Saturday, October 07, 2006

our culture today

until recently i've not been purposeful about understanding what the culture around me is doing, about how the culture has shaped who i have become, and how it will shape my future and the lives of the students i work with. i'm not sure why this has never been a hot point for me but it hasn't.

in the last week and a half we've seen 6 kids shot to death in their schools, 2 grown men killing kids and then killing themselves, 1 principle killed and a freshman being charge with his murder. so i guess if i'm willing to deal with it or not culture is shape us.

even the ny times is talking about how our kids are losing their faith, well if i want to be fair to the paper they said our kids are abandoning their faith. what is that supposed to mean? do i have a role in not letting this happen?

i don't want to say this doesn't scare me, because it does but i refuse to life in the fear that the students of today won't love jesus tomorrow. i can't live in that fear and it won't do me any good if i did. i come to events like nywc and realize that there is hope and that no amount of media will ever be able to capture the essence of who god is and what he is doing in the lives of his chosen.

the reality that i live in is i love students. i love being with them and being a constant in their lives and when i come to an nywc i see thousands of people who also love student and love them even more than i do. so i do have hope.

understanding culture and not being blind to what is going on around me is just a necessary, but i have hope.

Friday, October 06, 2006

nywc prayer walk

there are so many things that happen behind the curtain that most people don't know about to make nywc happen. this morning is one of my favorite moments of pre-convention when we have our prayer walk. this a time when all of the staff and volunteers go around to the labyrinth, the prayer chapel, headquarters, main stage, the exhibit hall, and the bookstore and pray for all of the attendee and all of us working. to someone who doesn't come to this type of event it might not seem like a big deal. but coming into a room and blessing it and making sure that it is a safe and holy place that healthy and broken people can come together is more beautiful than i can explain.

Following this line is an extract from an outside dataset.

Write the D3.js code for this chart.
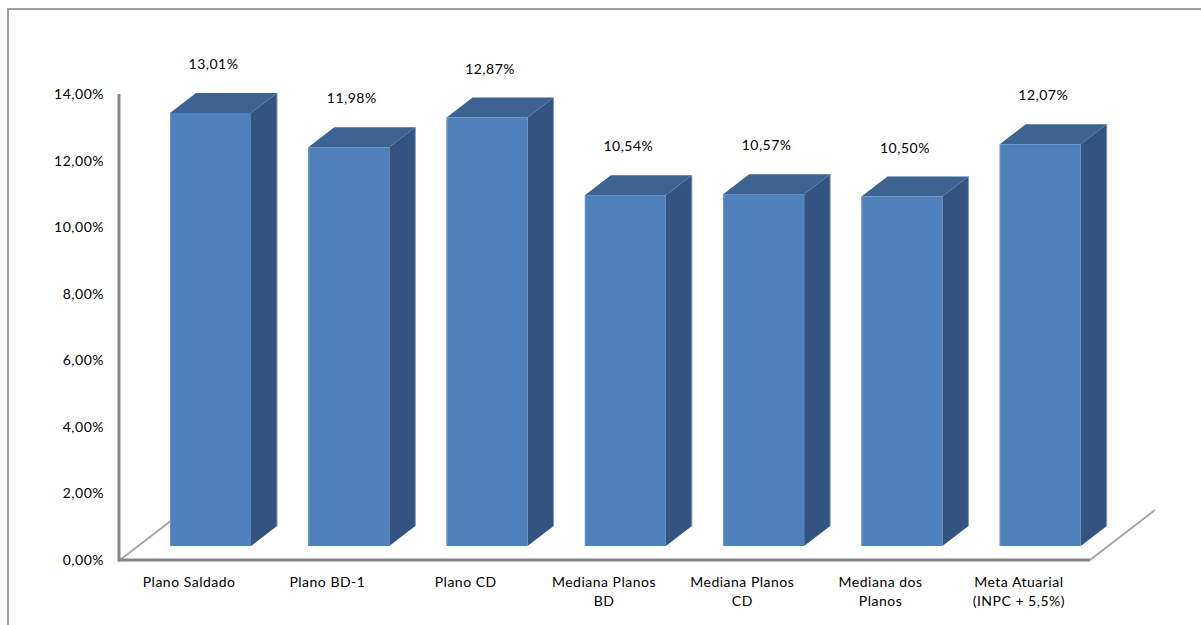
<!DOCTYPE html>
<html>
<head>
<meta charset="utf-8">
<script src="https://cdn.jsdelivr.net/npm/d3@7"></script>
<style>
  html, body { margin: 0; padding: 0; background: #fff; }
  svg { display: block; }
  text { font-family: Lato, "Liberation Sans", Arial, sans-serif; font-size: 14px; fill: #000; letter-spacing: 0.5px; }
</style>
</head>
<body>
<svg id="chart" width="1201" height="625"></svg>
<script>
// ---- data ----
const categories = [
  ["Plano Saldado"],
  ["Plano BD-1"],
  ["Plano CD"],
  ["Mediana Planos", "BD"],
  ["Mediana Planos", "CD"],
  ["Mediana dos", "Planos"],
  ["Meta Atuarial", "(INPC + 5,5%)"]
];
const values = [13.01, 11.98, 12.87, 10.54, 10.57, 10.50, 12.07];
const yTicks = [0, 2, 4, 6, 8, 10, 12, 14];

// ---- layout ----
const svg = d3.select("#chart");
const fmt = v => d3.format(".2f")(v).replace(".", ",") + "%";
const keys = categories.map(c => c.join(" "));

const floorLeft = 120, floorRight = 1088, floorY = 560;
const depthX = 65, depthY = -50;            // full floor depth vector
const frontShift = 0.28, backShift = 0.68;  // bar front/back depth fractions

const x = d3.scaleBand().domain(keys).range([floorLeft, floorRight]);
const y = d3.scaleLinear().domain([0, 14]).range([floorY, 94]);

// outer border
svg.append("rect").attr("x", 8).attr("y", 9).attr("width", 1220).attr("height", 640)
  .attr("fill", "none").attr("stroke", "#a0a0a0").attr("stroke-width", 2);

// floor diagonals
svg.append("line").attr("x1", floorLeft).attr("y1", floorY)
  .attr("x2", floorLeft + depthX).attr("y2", floorY + depthY)
  .attr("stroke", "#a6a6a6").attr("stroke-width", 2);
svg.append("line").attr("x1", floorRight + 2).attr("y1", floorY)
  .attr("x2", floorRight + 2 + depthX).attr("y2", floorY + depthY)
  .attr("stroke", "#a6a6a6").attr("stroke-width", 2);

// bars
const barOffset = 50, barW = 81;
const fdx = depthX * frontShift, fdy = depthY * frontShift;
const bdx = depthX * (backShift - frontShift), bdy = depthY * (backShift - frontShift);

const g = svg.append("g");
keys.forEach((k, i) => {
  const v = values[i];
  const L = x(k) + barOffset, R = L + barW;
  const yB = y(0) + fdy, yT = y(v) + fdy;
  // side
  g.append("path")
    .attr("d", `M${R},${yT}L${R + bdx},${yT + bdy}L${R + bdx},${yB + bdy}L${R},${yB}Z`)
    .attr("fill", "#335381");
  g.append("line").attr("x1", R + bdx).attr("y1", yT + bdy).attr("x2", R + bdx).attr("y2", yB + bdy)
    .attr("stroke", "#7f98bb").attr("stroke-width", 1);
  // top
  g.append("path")
    .attr("d", `M${L},${yT}L${L + bdx},${yT + bdy}L${R + bdx},${yT + bdy}L${R},${yT}Z`)
    .attr("fill", "#3d6392");
  // front
  g.append("rect").attr("x", L).attr("y", yT).attr("width", barW).attr("height", yB - yT)
    .attr("fill", "#4f81bd");
  g.append("line").attr("x1", L + 0.5).attr("y1", yT).attr("x2", L + 0.5).attr("y2", yB)
    .attr("stroke", "#6b95c9").attr("stroke-width", 1);
  // value label
  svg.append("text")
    .attr("x", L + barW / 2 + 3).attr("y", yT - 44)
    .attr("text-anchor", "middle")
    .text(fmt(v));
});

// front axis lines
svg.append("line").attr("x1", floorLeft - 1).attr("y1", y(14)).attr("x2", floorLeft - 1).attr("y2", floorY + 1.5)
  .attr("stroke", "#868686").attr("stroke-width", 3);
svg.append("line").attr("x1", floorLeft - 2).attr("y1", floorY).attr("x2", floorRight + 2).attr("y2", floorY)
  .attr("stroke", "#868686").attr("stroke-width", 3);

// y tick labels
svg.append("g").selectAll("text").data(yTicks).join("text")
  .attr("x", 104).attr("y", d => y(d) + 5)
  .attr("text-anchor", "end")
  .text(d => fmt(d));

// category labels
keys.forEach((k, i) => {
  const t = svg.append("text").attr("text-anchor", "middle");
  categories[i].forEach((line, j) => {
    t.append("tspan").attr("x", x(k) + x.bandwidth() / 2).attr("y", 587 + j * 19).text(line);
  });
});
</script>
</body>
</html>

so before life begins moving at a pace faster then our souls handle i'm going to take some time to pray, to soak in all that god will do here, and to slow down even if it is for 5 minutes.

Thursday, October 05, 2006

nywc austin

well it is that time of the year again and the national youth workers convention are in full gear. i'm in austin right now and we are trying to get all of the last minute details finished before the major rush starts. we should have 2,500 hundred or so youth workers here.

this year is going to be different for me. i'm hoping to attend more seminars, more general sessions, and have more meaningful conversations with youth workers in the trenches. but the big difference for me is that i'm back in ym as well. i've taken the last couple of years off and i just couldn't do it anymore.